E così, tra un record e l’altro, Clark è rapidamente diventata un role model perfetto. Anche per la naturalezza con cui ha unito sport e identità territoriale, raggiungendo la fama nei luoghi dove è nata e cresciuta, e portando alla gloria uno degli atenei principali del proprio stato – la concorrente principale era Iowa State, e le cose probabilmente non sarebbero andate troppo diversamente. Difficile immaginare una parabola più ideale per il mondo dello sport universitario. Dove, al netto di pochi atenei che lavorano su scala nazionale, il legame con le radici continua a essere un motore potentissimo. Nell’attirare i giocatori verso gli atenei, e nello spingere la gente a tornare al palasport, generazione dopo generazione. Molti sono convinti che sia il suo ultimo anno, prima di andare in WNBA. Anche se tecnicamente ce ne sarebbe potenzialmente un altro, e Clark non si è ancora sbilanciata sulle proprie intenzioni. Ma si tratta comunque di una storia a lieto fine. Decidesse di fare il salto finirebbe a Indiana, che ha la prima scelta al prossimo Draft. Un viaggio comodamente alla portata per chi si mette in macchina dall’Iowa, e ha ancora tanta voglia di godersi la propria portabandiera.
2 minuti e mezzo
«Sei pronta a vedere un po’ di storia?». La telecronista, a pochi istanti dalla palla a due, scherza con la collega. Per battere il record di Kelsey Plum, stella della University of Washington, servono 8 punti. In sovrimpressione la regia propone un conto alla rovescia. Primo possesso: virata e comodo appoggio. Secondo possesso: tiro da otto metri. Quarto: palleggio arresto e tiro, sempre da otto metri. Una di quelle “logo threes” che l’hanno resa leggendaria.

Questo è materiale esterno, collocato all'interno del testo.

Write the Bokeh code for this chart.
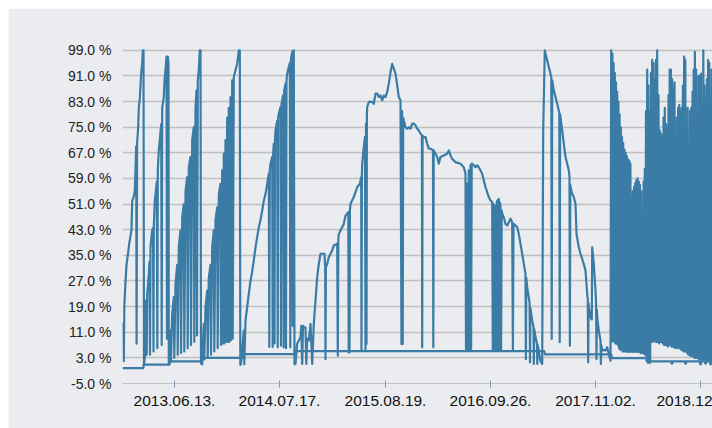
from bokeh.plotting import figure
from bokeh.models import Range1d, FixedTicker, PrintfTickFormatter
from bokeh.embed import file_html
from bokeh.resources import INLINE

# x = measurement sample number, y = level in %
cycle1 = [(0,14),(0.7,13),(1.3,2),(1.8,19),(2.7,25),(4,32),(5.3,35),(6.7,38.6),(8,41),(9,43),(9.7,52),(11,53),
          (12.3,55),(13,61.5),(13.7,69),(14.1,7.4),(14.6,70),(15.7,75),(16.3,81),(17.3,84),(18,88),(18.7,92),
          (19.7,95),(20.3,99),(21,99),(21.5,1)]
cycle2 = [(22.3,3),(23,15),(23.7,21),(24.2,4),(24.7,23),(25.3,25),(26.3,29),(27,33),(27.5,4),(28,37.5),(28.7,40),
          (29.7,42.8),(30.5,43.5),(31,5),(31.3,44),(32.3,52),(33.7,56),(34.3,58),(34.8,6),(35.3,61.5),(36.3,67.8),
          (37.3,71),(38.7,76),(39.2,7),(39.7,81),(41.3,84.4),(42,89.6),(43,92.8),(44,97),(44.5,9),(45,97),
          (45.3,97),(46,95),(46.3,1.5)]
cycle3 = [(47,1.1),(47.5,8),(48,11.5),(48.5,2),(49.7,16.7),(51.3,22),(51.8,3),(53,26),(54.7,32),(55.2,4),
          (56.3,37.5),(58,42.8),(58.5,4.5),(59.7,47),(61.3,51),(61.8,5),(63,55),(64.7,59.4),(65.2,6),(66.3,62.5),
          (68,65.7),(68.5,7),(69.7,71),(71.3,75),(71.8,8),(73,81),(74,86.5),(74.5,10),(75.3,89.6),(76.3,92.8),
          (77.3,99),(78,99),(78.5,1.2)]
cycle4 = [(79.7,1),(80.5,8),(81.3,13.6),(81.8,2.5),(83,18.8),(84.7,24),(85.2,3),(86.3,28),(88,32),(88.5,4),
          (89.7,37.5),(91.3,42.8),(91.8,5),(93,46),(94.7,50),(95.2,6),(96.3,54),(98,57.3),(98.5,7),(99.7,61.5),
          (100.2,7.5),(101.3,66.7),(101.8,7.5),(103,71),(103.5,8),(104.7,78),(105.2,8),(106.3,81),(106.8,8),
          (108,84.4),(108.5,8.5),(109.7,89.6),(110.2,9),(111.3,90.7),(113,92.8),(114.7,94.8),(116.3,99),
          (117.3,99),(117.8,0.8)]
cycle5 = [(118.5,1.1),(119.7,5.3),(121.3,11.5),(121.8,1),(123,14.7),(124.7,18.8),(126.3,23),(128,27),(129.7,30),
          (131.3,33.4),(133,37.5),(134.7,40.7),(136.3,43.8),(138,46),(139.7,49),(141.3,52),(143,54.2),(144.7,57.3),
          (146.3,60.5),(146.8,6.4),(147.3,61.5),(148,63.6),(149.7,65.7),(150.2,6.4),(150.7,67),(151.3,69.8),
          (152,7.5),(152.5,71),(153,74),(154.7,77),(155.2,6.3),(155.7,78),(156.3,79.2),(158,81.3),(158.5,6.8),
          (159,82),(159.7,83.4),(160.7,85),(161.2,6.3),(161.7,86.5),(163,88.6),(163.5,6),(164,89.5),(164.7,91.7),
          (166.3,93.8),(167.3,95),(167.8,6.3),(168.3,95.9),(169.7,98.5),(170.2,13),(170.7,98.8),(171.3,99),(172,1)]
cycle6 = [(173,1.1),(174.7,7.4),(176.3,8.4),(178,9.4),(178.8,13),(179.7,1.1),(180.5,13),(181.3,12.5),(183,12.5),
          (183.8,1.1),(184.7,9),(186.3,8.4),(188,13.6),(189.7,1.1),(191.3,13.6),(192,16.7),(193,20.9),(194.7,28.2),
          (196.3,32.3),(198,35.5),(200,35.5),(202,35.5),(202.7,31.3),(203,2.6),(203.4,31.3),(204.7,32.3),
          (206.3,34.4),(209.7,36.5),(211.3,38.1),(214.7,38.6),(215.3,3.7),(215.8,40),(216.3,41.7),(218,42.75),
          (221.3,44.8),(223,47.4),(224.7,48),(225.8,48.5),(226.2,4.7),(226.6,48.5),(227,4.7),(227.4,49),(228,51.1),
          (231.3,53.2),(234.7,56.3),(237.3,57.3),(238.7,59.4),(239,5.25),(239.4,60),(239.7,63.6),(241.3,68.8),
          (242.5,72),(243,5.25),(243.5,76.1),(244,7.3),(244.4,79),(244.7,81.3),(246.3,82.9),(249.7,82.9),
          (251.3,82.3),(253,85.5),(254.7,85.5),(256.3,84.4),(258,84.9),(259.7,83.4),(261.3,84.9),(263,84.4),
          (264.7,86),(266.3,88.6),(268,92.2),(269.7,94.8),(271.3,93.3),(273,91.7),(274.7,88.1),(276.3,84.4),
          (278,83.4),(279,7.3),(279.6,80),(280.2,7.3),(280.7,78),(281.3,77.1),(283,75),(284.7,74.5),(286.3,75),
          (288,74.5),(289.7,76.1),(291.3,76.1),(293,75.6),(294.7,74.5),(296.3,74),(298,73),(299.4,72.5),
          (299.7,6.3),(300.1,72.3),(301.3,71.9),(303,71.9),(304.7,69.8),(306.3,68.3),(308,68.3),(310.5,67.8),
          (310.8,6.3),(311.2,67.8),(313,66.7),(314.7,65.7),(316.3,63.6),(318,65.7),(321.3,66.2),(324.7,66.7),
          (326.3,67.75),(328,66.2),(329.7,65.1),(333,64.1),(338,63.6),(341.3,62.5),(343,60.5),(343.5,5.8),
          (344,57.3),(344.5,5.8),(345,57.5),(345.6,5.8),(346.3,61.5),(347,5.8),(348,63.1),(348.6,5.8),(349.2,63.6),
          (349.7,63.6),(351.3,63.1),(353,62.5),(354.7,63.1),(356.3,62.5),(358,61.5),(359.7,60.5),(361.3,58.4),
          (363,56.3),(364.7,54.7),(366.3,53.2),(368,52.1),(369.7,51.6),(370.3,5.25),(370.9,51),(371.5,5.25),
          (372,50.5),(372.6,5.25),(373,50),(373.6,5.25),(374.2,51.5),(374.7,52.1),(375.3,5.25),(375.9,52.5),
          (376.3,52.6),(377,5.25),(377.5,51.5),(378,50),(378.6,5.25),(379.2,49),(379.7,48),(381.3,46.9),
          (383,44.8),(384.7,44.3),(386.3,45.35),(388,46.4),(389.7,45.35),(390.4,5.25),(391,44.8),(391.3,44.8),
          (394.7,43.8),(396.3,41.7),(398,38.6),(399.7,35.5),(401.3,32.3),(403,29.2),(403.4,2.6),(403.8,28),
          (404.7,25),(406.3,21.9),(407.1,20),(407.5,1.6),(407.9,18.5),(409.7,14.6),(411,12.8),(411.3,1.1),
          (411.7,12),(413,9.4),(414.5,7.5),(414.8,1.1),(415.2,7),(416.3,5.2),(418,2),(419.7,1.1),(420.7,74)]
cycle7 = [(422.3,99),(423,98),(424.7,95.9),(426.3,93.8),(428,91.7),(428.8,90.5),(429.2,8.9),(429.7,89.6),
          (431.3,86.5),(433,84.4),(434.7,82.3),(436.3,80.2),(436.8,79.5),(437.2,7.9),(437.6,79),(438,78.2),
          (439.7,74),(441.3,69.8),(443,65.7),(444.7,63.6),(446.3,61.5),(447,59.5),(447.4,6.8),(447.8,57),
          (448,56.3),(449.7,54.2),(451.3,53.2),(453,51.1),(454,41.7),(456.3,37.5),(458,35.5),(461.3,32.3),
          (463,30.2),(464.7,23),(465.3,21),(465.7,1.6),(466.1,20),(466.3,18.8),(468,15.7),(469.3,15),(469.7,37.5),
          (471.3,32.3),(473,24),(473.6,20),(474,2.6),(474.4,18),(474.7,15.7),(476.3,11.5),(478,8.4),(478.4,1.1),
          (478.8,7),(479.7,5.3),(481.5,5.5),(483,5.3),(484.7,6.3),(486.3,4.2),(488,2.1)]
cycle8 = [(488.7,99),(489.3,8),(489.9,98),(490.5,8.5),(491.1,95),(491.7,8),(492.3,92),(492.9,7.5),(493.5,89),
          (494.1,7.5),(494.7,86),(495.3,7),(495.9,83),(496.5,6),(497.1,79),(497.7,5.5),(498.3,75),(498.9,5.5),
          (499.5,72),(500.1,5),(500.7,70),(501.3,5),(501.9,68),(502.5,5),(503.1,67),(503.7,5),(504.3,66),
          (504.9,4.8),(505.5,65),(506.1,5),(506.7,64.5),(507.3,4.8),(507.9,63.6),(508.5,5),(509.1,53),(509.7,4.8),
          (510.3,55),(510.9,5),(511.5,56.3),(512.1,4.8),(512.7,57.5),(513.3,5),(513.9,58.4),(514.5,4.8),(515.1,59),
          (515.7,5),(516.3,58),(516.9,4.8),(517.5,57),(518.1,4.5),(518.7,55),(519.3,4.5),(519.9,44)]
cycle9 = [(520.5,4.5),(521.1,58),(521.7,4.2),(522.3,62),(522.9,4),(523.5,80),(524.1,2),(524.7,93),(525.3,1.5),
          (525.9,88),(526.5,1.5),(527.1,80),(527.7,1.5),(528.5,92),(529.1,8),(529.7,96),(530.3,8),(531,95),
          (531.6,8.5),(532.3,90),(532.9,8),(533.5,96),(534.1,8),(534.7,99),(535.3,8),(536,85),(536.6,7.5),
          (537.3,74),(537.9,8),(538.5,73),(539.1,8),(539.8,72),(540.4,7.5),(541,78),(541.6,7),(542.3,81),
          (542.9,7),(543.5,76),(544.1,7),(544.8,75),(545.4,6.5),(546,85),(546.6,7),(547.2,93),(547.8,7),(548.4,93),
          (549,6.5),(549.6,90),(550.2,6.5),(550.8,87),(551.4,6.5),(552,89),(552.6,6),(553.2,71),(553.8,6.5),
          (554.4,78),(555,6),(555.6,81),(556.2,6),(556.8,82),(557.4,6),(558,80),(558.6,5.5),(559.2,81),(559.8,5.5),
          (560.4,88),(561,5),(561.6,97),(562.2,5),(562.8,96),(563.4,5),(564,74),(564.6,4.5),(565.2,81),(565.8,4),
          (566.4,53),(567,4),(567.6,80),(568.2,3.5),(568.8,81),(569.4,3.5),(570,86),(570.6,3.5),(571.2,93),
          (571.8,3),(572.4,98.5),(573,3),(573.6,93),(574.2,3),(574.8,74),(575.4,3),(576,91),(576.6,2.5),
          (577.2,90.7),(577.8,2.5),(578.4,91.7),(579,2.5),(579.6,48),(580.2,2.5),(580.8,99),(581.4,2.5),(582,88),
          (582.6,2.5),(583.2,84.4),(583.8,2),(584.4,90),(585,2),(585.6,96),(586.2,2),(586.8,95),(587.4,2),
          (588,83.4),(588.6,2),(589.2,93),(589.8,2)]

# lower reference level: sample where each level starts, and level in %
base_start = [0, 21, 47, 79, 121, 172, 422, 489, 527, 549, 549.8, 562.7, 563.5, 577.7, 578.5, 582.7, 583.5, 587.7, 588.5, 590]
base_level = [-0.2, 0.9, 1.9, 3.0, 4.2, 5.1, 4.1, 2.9, 1.9, 1.2, 1.9, 1.2, 1.9, 1.0, 1.9, 1.2, 1.9, 1.0, 1.9, 1.9]

tick_samples = [52, 157, 263, 368, 473, 578]
# the last date label is cut at the right edge in the original; only "2018.12" is visible
tick_labels = ["2013.06.13.", "2014.07.17.", "2015.08.19.", "2016.09.26.", "2017.11.02.", "2018.12"]
y_ticks = [-5, 3, 11, 19, 27, 35, 43, 51, 59, 67, 75, 83, 91, 99]

points = cycle1 + cycle2 + cycle3 + cycle4 + cycle5 + cycle6 + cycle7 + cycle8 + cycle9
main_x = [pt[0] for pt in points]
main_y = [pt[1] for pt in points]

BG = "#ebecef"
BLUE = "#3a7ca6"
FONT = "Liberation Sans"

p = figure(width=704, height=420, output_backend="svg", toolbar_location=None,
           x_range=Range1d(0, 590), y_range=Range1d(-5, 100.5),
           min_border_left=114, min_border_right=0, min_border_top=37, min_border_bottom=45,
           margin=(8, 0, 0, 8))
p.background_fill_color = BG
p.border_fill_color = BG
p.outline_line_color = None

p.step(base_start, base_level, mode="after", line_color=BLUE, line_width=2.2)
p.line(main_x, main_y, line_color=BLUE, line_width=2.2, line_join="round")

yt = FixedTicker(ticks=y_ticks)
p.yaxis.ticker = yt
p.ygrid.ticker = yt
p.yaxis.formatter = PrintfTickFormatter(format="%.1f %%")
p.yaxis.axis_line_color = None
p.yaxis.major_tick_line_color = None
p.yaxis.minor_tick_line_color = None
p.yaxis.major_label_text_font = FONT
p.yaxis.major_label_text_font_size = "14px"
p.yaxis.major_label_text_color = "#222222"
p.yaxis.major_label_standoff = 5

p.xaxis.ticker = FixedTicker(ticks=tick_samples)
p.xaxis.major_label_overrides = {t: l for t, l in zip(tick_samples, tick_labels)}
p.xaxis.axis_line_color = "#c4c4c4"
p.xaxis.axis_line_width = 1
p.xaxis.major_tick_line_color = "#7d9bbb"
p.xaxis.major_tick_in = 3
p.xaxis.major_tick_out = 4
p.xaxis.minor_tick_line_color = None
p.xaxis.major_label_text_font = FONT
p.xaxis.major_label_text_font_size = "15.5px"
p.xaxis.major_label_text_color = "#111111"
p.xaxis.major_label_standoff = 8

p.xgrid.visible = False
p.ygrid.grid_line_color = "#c0c0c0"
p.ygrid.grid_line_width = 1.5

open("out.html", "w").write(file_html(p, INLINE))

«Sapevate tutti che per il record avrei tirato dal logo», ha detto sorridendo dopo la partita.
Sono passati due minuti e il record è già in saccoccia. Coach Lisa Bluder, che pure aveva promesso di non farlo, chiama immediatamente un timeout. La folla è in delirio. «You did well girl», dirà l’allenatrice nell’intervista alla fine della partita, con la consueta leggerezza che ne contraddistingue le maniere. Liquidata la pratica, Clark può tornare a concentrarsi sul gioco. Alla pausa è già a 28 punti, incluso un assurdo gioco da quattro. Finirà con 49 punti e 13 assist. Come se non ci fosse abbastanza di cui parlare, è pure il record assoluto in una singola partita per la propria università. Messa in cassaforte la vittoria, la serata si chiude come tutti si aspettavano: con le melense scene da commedia americana a suggellare il trionfo. Un micidiale montaggio di tre minuti con tutti i complimenti dei parenti. L’edizione fresca di stampa del Des Moines Herald, con il titolo “Unmatched” sopra una sua immagine a tutta pagina.
E il consueto stuolo di autografi e fotografie per rendere la serata speciale a chi, ancora una volta, ha voluto esserci. Per godersi uno spettacolo irripetibile.